▶ Request
Write out each line word for word. Drop pictures.

[Entries with chart source code]
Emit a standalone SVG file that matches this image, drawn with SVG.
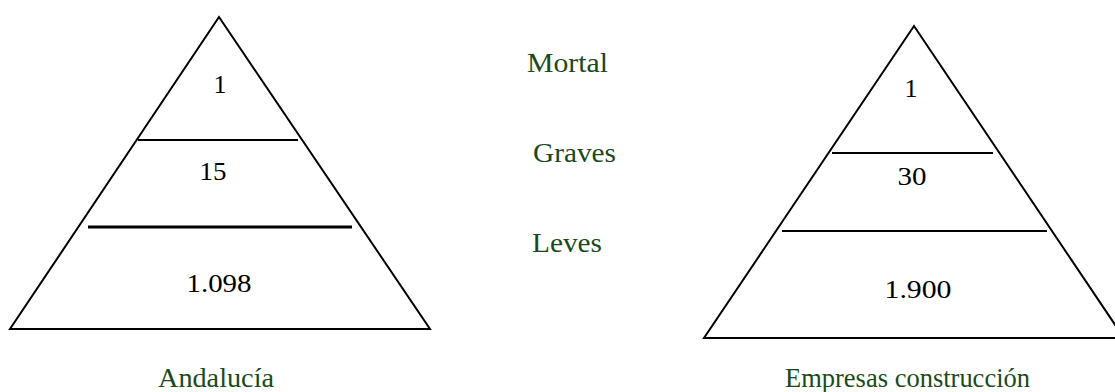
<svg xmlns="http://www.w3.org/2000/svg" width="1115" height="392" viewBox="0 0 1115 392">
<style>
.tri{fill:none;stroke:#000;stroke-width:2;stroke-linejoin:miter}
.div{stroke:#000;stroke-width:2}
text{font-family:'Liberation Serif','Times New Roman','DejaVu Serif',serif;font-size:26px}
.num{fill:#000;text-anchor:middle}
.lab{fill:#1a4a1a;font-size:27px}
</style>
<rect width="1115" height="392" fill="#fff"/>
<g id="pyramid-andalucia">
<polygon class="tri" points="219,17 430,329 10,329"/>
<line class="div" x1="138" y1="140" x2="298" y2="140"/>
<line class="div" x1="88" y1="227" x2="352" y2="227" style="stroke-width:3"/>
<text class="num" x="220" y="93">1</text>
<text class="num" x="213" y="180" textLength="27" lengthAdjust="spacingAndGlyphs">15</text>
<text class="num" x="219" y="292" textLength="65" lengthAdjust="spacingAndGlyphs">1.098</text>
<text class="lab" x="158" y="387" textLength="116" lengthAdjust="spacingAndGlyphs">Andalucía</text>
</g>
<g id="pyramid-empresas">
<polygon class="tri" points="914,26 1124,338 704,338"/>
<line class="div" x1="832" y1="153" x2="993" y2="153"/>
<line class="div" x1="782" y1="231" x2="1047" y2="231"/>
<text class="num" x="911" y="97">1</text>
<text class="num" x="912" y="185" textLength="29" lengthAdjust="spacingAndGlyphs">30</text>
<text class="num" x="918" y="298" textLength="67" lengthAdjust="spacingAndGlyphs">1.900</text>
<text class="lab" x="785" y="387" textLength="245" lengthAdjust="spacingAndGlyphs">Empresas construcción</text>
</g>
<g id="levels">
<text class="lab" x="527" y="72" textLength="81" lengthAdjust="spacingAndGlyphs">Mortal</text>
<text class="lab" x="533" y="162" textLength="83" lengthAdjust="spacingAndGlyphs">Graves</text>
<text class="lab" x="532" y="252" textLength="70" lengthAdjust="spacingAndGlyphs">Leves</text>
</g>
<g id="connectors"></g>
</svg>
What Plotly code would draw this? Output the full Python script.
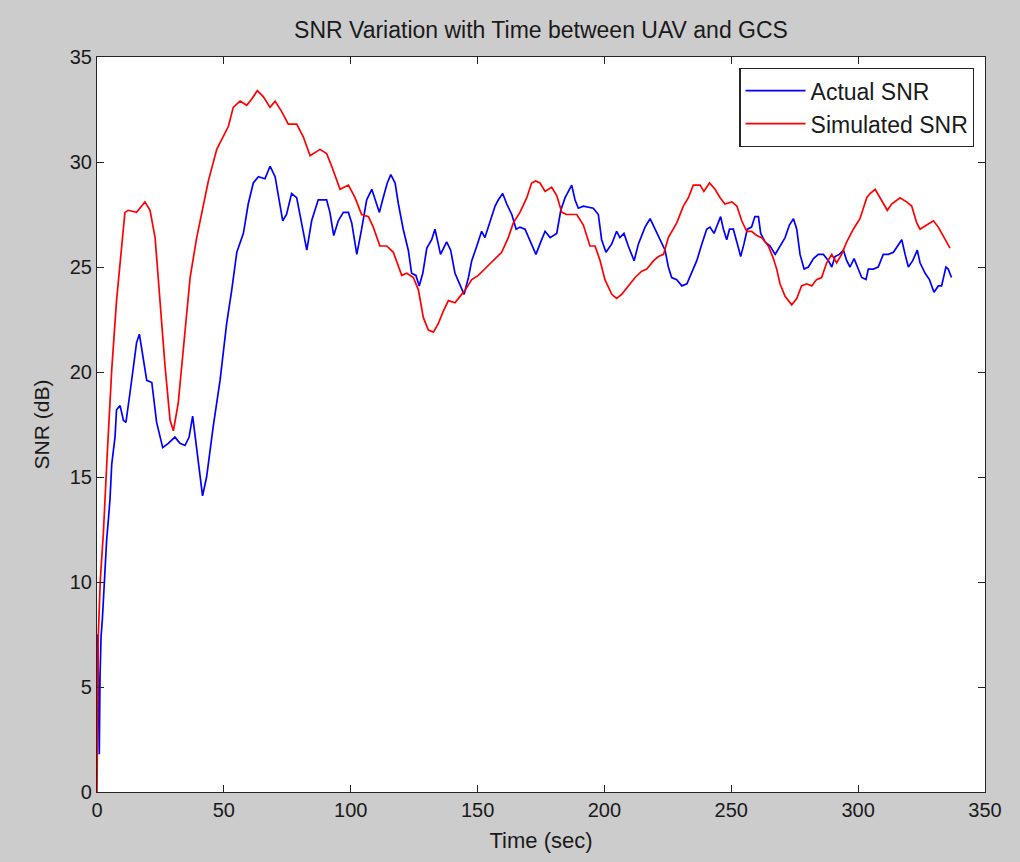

▶ Exercise result
Emit a standalone SVG file that matches this image, drawn with SVG.
<svg xmlns="http://www.w3.org/2000/svg" width="1115" height="392" viewBox="0 0 1115 392">
<style>
.tri{fill:none;stroke:#000;stroke-width:2;stroke-linejoin:miter}
.div{stroke:#000;stroke-width:2}
text{font-family:'Liberation Serif','Times New Roman','DejaVu Serif',serif;font-size:26px}
.num{fill:#000;text-anchor:middle}
.lab{fill:#1a4a1a;font-size:27px}
</style>
<rect width="1115" height="392" fill="#fff"/>
<g id="pyramid-andalucia">
<polygon class="tri" points="219,17 430,329 10,329"/>
<line class="div" x1="138" y1="140" x2="298" y2="140"/>
<line class="div" x1="88" y1="227" x2="352" y2="227" style="stroke-width:3"/>
<text class="num" x="220" y="93">1</text>
<text class="num" x="213" y="180" textLength="27" lengthAdjust="spacingAndGlyphs">15</text>
<text class="num" x="219" y="292" textLength="65" lengthAdjust="spacingAndGlyphs">1.098</text>
<text class="lab" x="158" y="387" textLength="116" lengthAdjust="spacingAndGlyphs">Andalucía</text>
</g>
<g id="pyramid-empresas">
<polygon class="tri" points="914,26 1124,338 704,338"/>
<line class="div" x1="832" y1="153" x2="993" y2="153"/>
<line class="div" x1="782" y1="231" x2="1047" y2="231"/>
<text class="num" x="911" y="97">1</text>
<text class="num" x="912" y="185" textLength="29" lengthAdjust="spacingAndGlyphs">30</text>
<text class="num" x="918" y="298" textLength="67" lengthAdjust="spacingAndGlyphs">1.900</text>
<text class="lab" x="785" y="387" textLength="245" lengthAdjust="spacingAndGlyphs">Empresas construcción</text>
</g>
<g id="levels">
<text class="lab" x="527" y="72" textLength="81" lengthAdjust="spacingAndGlyphs">Mortal</text>
<text class="lab" x="533" y="162" textLength="83" lengthAdjust="spacingAndGlyphs">Graves</text>
<text class="lab" x="532" y="252" textLength="70" lengthAdjust="spacingAndGlyphs">Leves</text>
</g>
<g id="connectors"></g>
</svg>
What Plotly code would draw this? Output the full Python script.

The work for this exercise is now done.